Project/Area Number	22K14060
Research Category	Grant-in-Aid for Early-Career Scientists
Allocation Type	Multi-year Fund
Review Section	Basic Section 15020:Experimental studies related to particle-, nuclear-, cosmic ray and astro-physics
Research Institution	Okayama University
Principal Investigator	Stever Samantha 岡山大学, 環境生命自然科学学域, 助教 (20842991)
Project Period (FY)	2022-04-01 – 2025-03-31
Project Status	Discontinued (Fiscal Year 2023)
Budget Amount *help	¥4,680,000 (Direct Cost: ¥3,600,000、Indirect Cost: ¥1,080,000) Fiscal Year 2026: ¥780,000 (Direct Cost: ¥600,000、Indirect Cost: ¥180,000) Fiscal Year 2025: ¥520,000 (Direct Cost: ¥400,000、Indirect Cost: ¥120,000) Fiscal Year 2024: ¥1,040,000 (Direct Cost: ¥800,000、Indirect Cost: ¥240,000) Fiscal Year 2023: ¥650,000 (Direct Cost: ¥500,000、Indirect Cost: ¥150,000) Fiscal Year 2022: ¥1,690,000 (Direct Cost: ¥1,300,000、Indirect Cost: ¥390,000)
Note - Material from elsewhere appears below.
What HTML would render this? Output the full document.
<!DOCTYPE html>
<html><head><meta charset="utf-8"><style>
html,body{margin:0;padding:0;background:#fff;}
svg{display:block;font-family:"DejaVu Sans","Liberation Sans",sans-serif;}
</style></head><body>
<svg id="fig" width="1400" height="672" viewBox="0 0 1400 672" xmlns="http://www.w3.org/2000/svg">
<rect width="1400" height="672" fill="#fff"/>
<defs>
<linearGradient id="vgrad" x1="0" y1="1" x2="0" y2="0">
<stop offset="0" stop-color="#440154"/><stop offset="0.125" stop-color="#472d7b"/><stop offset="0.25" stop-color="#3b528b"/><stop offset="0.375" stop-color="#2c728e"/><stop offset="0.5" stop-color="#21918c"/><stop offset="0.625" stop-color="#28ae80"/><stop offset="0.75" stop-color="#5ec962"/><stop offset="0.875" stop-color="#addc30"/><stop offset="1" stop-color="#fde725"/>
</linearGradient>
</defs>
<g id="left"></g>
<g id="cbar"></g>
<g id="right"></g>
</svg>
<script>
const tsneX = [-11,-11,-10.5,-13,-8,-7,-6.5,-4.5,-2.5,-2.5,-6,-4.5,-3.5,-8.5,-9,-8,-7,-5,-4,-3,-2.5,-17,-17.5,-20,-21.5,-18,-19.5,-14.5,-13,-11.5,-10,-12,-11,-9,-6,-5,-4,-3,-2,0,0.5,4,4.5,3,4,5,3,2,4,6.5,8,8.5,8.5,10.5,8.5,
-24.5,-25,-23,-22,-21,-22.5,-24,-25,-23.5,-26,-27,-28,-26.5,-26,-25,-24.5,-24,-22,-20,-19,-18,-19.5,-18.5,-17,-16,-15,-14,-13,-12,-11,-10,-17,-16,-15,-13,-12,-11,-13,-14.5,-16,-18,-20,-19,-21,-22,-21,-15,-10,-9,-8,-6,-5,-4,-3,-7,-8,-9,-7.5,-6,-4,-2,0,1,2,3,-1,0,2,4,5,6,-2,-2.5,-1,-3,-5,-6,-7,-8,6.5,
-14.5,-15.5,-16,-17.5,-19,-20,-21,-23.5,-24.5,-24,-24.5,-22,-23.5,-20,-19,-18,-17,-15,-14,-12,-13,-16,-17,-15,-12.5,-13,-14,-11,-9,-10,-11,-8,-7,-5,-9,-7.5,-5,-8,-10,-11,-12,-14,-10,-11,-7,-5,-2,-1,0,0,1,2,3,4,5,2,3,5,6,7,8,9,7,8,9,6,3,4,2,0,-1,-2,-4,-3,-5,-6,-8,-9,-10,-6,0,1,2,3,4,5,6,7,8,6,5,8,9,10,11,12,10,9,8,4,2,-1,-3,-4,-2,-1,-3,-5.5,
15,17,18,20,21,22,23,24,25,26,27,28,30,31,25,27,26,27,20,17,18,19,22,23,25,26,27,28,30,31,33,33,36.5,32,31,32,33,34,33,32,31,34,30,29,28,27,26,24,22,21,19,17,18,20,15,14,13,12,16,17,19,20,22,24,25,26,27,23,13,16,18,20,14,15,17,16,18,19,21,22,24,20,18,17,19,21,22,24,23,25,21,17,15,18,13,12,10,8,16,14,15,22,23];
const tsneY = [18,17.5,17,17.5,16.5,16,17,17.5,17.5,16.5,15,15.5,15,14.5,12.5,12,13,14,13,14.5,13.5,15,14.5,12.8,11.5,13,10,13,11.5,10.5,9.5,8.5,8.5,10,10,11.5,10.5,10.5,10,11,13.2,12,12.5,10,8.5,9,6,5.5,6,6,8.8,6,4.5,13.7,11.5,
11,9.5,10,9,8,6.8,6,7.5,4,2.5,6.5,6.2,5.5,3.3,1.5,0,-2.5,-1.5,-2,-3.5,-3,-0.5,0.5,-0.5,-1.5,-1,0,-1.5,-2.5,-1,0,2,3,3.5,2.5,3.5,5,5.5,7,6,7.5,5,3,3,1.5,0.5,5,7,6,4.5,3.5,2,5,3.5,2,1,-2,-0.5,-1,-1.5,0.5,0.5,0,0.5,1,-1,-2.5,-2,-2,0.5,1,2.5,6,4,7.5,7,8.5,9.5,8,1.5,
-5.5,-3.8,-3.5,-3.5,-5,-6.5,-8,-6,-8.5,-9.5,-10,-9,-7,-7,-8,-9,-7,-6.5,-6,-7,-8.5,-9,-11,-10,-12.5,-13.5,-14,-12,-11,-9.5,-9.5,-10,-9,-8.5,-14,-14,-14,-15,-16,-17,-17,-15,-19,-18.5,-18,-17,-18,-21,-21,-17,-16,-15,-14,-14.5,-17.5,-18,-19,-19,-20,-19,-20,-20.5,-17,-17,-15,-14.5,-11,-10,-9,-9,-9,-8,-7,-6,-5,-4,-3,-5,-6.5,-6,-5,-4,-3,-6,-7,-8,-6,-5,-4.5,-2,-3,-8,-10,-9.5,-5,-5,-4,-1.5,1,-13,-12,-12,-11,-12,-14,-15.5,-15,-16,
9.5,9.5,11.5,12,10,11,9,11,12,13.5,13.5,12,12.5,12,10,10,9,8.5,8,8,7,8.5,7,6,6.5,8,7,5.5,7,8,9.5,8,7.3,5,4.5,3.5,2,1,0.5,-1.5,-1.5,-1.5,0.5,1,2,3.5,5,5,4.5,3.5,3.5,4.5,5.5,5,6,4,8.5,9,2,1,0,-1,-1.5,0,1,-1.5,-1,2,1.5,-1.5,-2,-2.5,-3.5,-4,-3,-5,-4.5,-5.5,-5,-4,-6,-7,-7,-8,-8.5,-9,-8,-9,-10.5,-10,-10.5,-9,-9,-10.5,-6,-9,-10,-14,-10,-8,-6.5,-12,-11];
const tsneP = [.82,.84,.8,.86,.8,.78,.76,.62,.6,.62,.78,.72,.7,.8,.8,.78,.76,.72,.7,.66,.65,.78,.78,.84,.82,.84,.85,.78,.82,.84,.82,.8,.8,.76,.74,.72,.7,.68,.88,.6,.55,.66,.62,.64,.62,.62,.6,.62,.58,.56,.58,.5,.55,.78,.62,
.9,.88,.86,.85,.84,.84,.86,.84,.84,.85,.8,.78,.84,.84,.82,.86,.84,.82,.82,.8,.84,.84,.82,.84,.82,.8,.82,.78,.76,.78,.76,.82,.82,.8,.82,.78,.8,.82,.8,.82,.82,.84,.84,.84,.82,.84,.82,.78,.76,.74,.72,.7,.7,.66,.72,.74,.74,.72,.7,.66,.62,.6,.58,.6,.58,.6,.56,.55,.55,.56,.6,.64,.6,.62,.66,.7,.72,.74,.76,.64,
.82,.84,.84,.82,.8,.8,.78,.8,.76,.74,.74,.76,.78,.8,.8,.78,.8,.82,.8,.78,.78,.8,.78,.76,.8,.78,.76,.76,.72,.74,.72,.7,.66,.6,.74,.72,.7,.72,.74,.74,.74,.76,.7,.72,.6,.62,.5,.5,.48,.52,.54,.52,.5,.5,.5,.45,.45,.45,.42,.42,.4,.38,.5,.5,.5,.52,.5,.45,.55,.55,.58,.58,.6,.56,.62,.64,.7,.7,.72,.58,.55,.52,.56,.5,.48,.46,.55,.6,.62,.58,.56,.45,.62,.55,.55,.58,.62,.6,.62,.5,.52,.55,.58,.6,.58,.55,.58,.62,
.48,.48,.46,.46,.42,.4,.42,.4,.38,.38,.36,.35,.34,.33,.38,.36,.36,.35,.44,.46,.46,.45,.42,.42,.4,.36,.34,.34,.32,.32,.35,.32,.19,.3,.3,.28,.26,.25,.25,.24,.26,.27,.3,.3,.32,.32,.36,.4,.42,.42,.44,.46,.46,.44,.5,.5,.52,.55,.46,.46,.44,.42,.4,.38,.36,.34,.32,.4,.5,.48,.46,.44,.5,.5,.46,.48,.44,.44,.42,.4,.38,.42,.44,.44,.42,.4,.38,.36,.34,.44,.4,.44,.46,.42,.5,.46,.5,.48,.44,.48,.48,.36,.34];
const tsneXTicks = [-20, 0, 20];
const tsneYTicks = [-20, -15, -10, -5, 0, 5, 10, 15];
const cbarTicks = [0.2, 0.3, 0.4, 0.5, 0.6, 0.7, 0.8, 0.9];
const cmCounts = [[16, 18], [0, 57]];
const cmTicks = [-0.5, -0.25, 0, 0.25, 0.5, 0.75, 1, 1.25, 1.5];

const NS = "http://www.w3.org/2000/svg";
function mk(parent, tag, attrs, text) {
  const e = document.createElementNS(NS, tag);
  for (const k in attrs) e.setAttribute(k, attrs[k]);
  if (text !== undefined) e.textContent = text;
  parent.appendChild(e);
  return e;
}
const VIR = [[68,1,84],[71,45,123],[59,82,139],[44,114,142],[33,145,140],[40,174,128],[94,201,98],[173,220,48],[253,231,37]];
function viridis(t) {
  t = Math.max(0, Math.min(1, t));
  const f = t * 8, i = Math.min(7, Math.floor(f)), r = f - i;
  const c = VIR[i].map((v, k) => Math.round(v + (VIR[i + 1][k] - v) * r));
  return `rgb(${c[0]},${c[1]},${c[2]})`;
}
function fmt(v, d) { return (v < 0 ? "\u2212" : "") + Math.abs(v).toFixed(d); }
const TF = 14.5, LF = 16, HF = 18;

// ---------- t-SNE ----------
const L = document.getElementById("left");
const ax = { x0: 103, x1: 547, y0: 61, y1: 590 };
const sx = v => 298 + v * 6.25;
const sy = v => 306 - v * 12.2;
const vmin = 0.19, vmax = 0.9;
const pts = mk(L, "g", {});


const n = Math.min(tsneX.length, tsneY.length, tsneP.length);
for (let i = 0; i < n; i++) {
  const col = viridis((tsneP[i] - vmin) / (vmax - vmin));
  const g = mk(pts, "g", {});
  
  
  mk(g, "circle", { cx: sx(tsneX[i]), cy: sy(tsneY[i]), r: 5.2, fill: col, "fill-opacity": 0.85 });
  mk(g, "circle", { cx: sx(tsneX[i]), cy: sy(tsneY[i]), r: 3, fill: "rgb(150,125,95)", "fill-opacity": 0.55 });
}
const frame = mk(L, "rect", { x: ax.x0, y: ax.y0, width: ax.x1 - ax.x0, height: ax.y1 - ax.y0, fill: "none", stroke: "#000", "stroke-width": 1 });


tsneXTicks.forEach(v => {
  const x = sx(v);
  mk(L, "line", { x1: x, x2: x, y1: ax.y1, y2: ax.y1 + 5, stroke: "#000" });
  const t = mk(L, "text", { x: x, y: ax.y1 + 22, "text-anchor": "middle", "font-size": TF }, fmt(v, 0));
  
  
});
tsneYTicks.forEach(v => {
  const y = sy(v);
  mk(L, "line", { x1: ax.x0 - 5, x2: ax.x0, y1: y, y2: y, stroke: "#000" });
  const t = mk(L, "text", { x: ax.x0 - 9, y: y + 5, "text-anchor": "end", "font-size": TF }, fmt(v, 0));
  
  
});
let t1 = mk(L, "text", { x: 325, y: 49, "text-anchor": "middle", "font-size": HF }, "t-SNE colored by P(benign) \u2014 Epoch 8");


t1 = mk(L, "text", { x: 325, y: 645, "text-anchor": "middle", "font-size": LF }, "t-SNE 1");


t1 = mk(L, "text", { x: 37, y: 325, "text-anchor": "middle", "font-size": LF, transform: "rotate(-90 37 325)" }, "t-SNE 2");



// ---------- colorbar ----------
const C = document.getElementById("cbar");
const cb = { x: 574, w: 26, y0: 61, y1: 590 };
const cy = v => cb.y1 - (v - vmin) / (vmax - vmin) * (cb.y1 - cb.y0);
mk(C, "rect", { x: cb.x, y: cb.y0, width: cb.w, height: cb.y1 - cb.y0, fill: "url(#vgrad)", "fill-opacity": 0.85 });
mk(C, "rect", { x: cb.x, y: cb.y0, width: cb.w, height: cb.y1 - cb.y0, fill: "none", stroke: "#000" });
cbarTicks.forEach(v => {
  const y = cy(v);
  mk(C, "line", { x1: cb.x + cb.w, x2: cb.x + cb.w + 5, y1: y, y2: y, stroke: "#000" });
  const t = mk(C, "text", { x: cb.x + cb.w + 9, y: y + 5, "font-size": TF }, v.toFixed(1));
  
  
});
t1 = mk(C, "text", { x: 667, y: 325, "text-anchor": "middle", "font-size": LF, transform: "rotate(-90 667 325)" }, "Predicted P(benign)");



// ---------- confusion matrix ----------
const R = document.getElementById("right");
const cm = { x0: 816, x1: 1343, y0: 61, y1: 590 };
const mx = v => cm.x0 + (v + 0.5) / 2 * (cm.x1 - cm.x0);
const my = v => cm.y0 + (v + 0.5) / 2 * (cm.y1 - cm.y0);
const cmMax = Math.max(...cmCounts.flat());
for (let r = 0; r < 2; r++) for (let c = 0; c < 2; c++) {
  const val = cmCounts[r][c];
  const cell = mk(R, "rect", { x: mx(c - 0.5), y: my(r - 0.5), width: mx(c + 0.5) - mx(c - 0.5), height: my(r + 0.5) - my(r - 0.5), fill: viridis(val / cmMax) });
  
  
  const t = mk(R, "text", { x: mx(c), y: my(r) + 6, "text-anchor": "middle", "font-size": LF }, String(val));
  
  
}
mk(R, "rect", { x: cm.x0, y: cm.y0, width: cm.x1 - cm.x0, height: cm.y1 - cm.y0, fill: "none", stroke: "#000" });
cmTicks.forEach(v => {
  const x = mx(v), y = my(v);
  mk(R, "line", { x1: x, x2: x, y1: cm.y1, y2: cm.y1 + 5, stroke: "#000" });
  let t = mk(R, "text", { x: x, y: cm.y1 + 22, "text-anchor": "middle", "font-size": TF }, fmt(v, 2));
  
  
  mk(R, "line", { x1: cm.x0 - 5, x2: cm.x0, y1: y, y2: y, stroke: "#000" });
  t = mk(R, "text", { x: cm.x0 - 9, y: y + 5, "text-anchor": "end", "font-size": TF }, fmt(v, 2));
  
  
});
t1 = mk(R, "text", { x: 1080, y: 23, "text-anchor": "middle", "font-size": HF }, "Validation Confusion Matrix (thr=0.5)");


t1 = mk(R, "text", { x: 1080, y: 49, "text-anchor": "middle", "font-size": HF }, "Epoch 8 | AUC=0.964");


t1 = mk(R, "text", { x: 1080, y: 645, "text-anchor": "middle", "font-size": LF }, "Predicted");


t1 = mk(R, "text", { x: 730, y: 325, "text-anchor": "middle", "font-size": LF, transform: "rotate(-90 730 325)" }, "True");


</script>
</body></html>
Keywords	phonon mitigation / microwave detector / resonator / MKID / superconductivity / radiation resistance / systematic effects / mm-wave
Outline of Research at the Start	We will carry out the work first produced by Karatsu et al. (2019) on the development of radiation-resistant MKID arrays. Building upon previous work, we will develop and test multiple low-Tc materials and designs in order to optimise effectiveness and reduce array dead time to <1% that of an unmitigated array, with multiple device types tested. We will optimise the design based on these results and subsequent modelling. By the end of this project we aim to achieve a large array (10,000 detectors) for such a targeted study.
Outline of Annual Research Achievements	During the research period so far, we have collaborated with AIST (Tsukuba) to fabricate several microwave resonator designs with varying low T_c films for phonon absorption. We have characterised these detectors at Okayama University, and also at Paris-Saclay university for an aluminium-backed detector requiring subkelvin cryogenics. We have produced a microwave circuit at room temperature which allows us to measure two detectors in the time domain simultaneously. We are in the process of using this circuit to measure the co-incidence from laser pulses or radiation, in order to verify the phonon absorption of the thin film.
Current Status of Research Progress	Current Status of Research Progress 2: Research has progressed on the whole more than it was originally planned. Reason It is progressing smoothly.
Strategy for Future Research Activity	We plan to produce another aluminium thin film backed device because the current one has an electrical short. Following that, we will characterise its frequency response before irradiating it again in a dilution fridge at KEK (Tsukuba).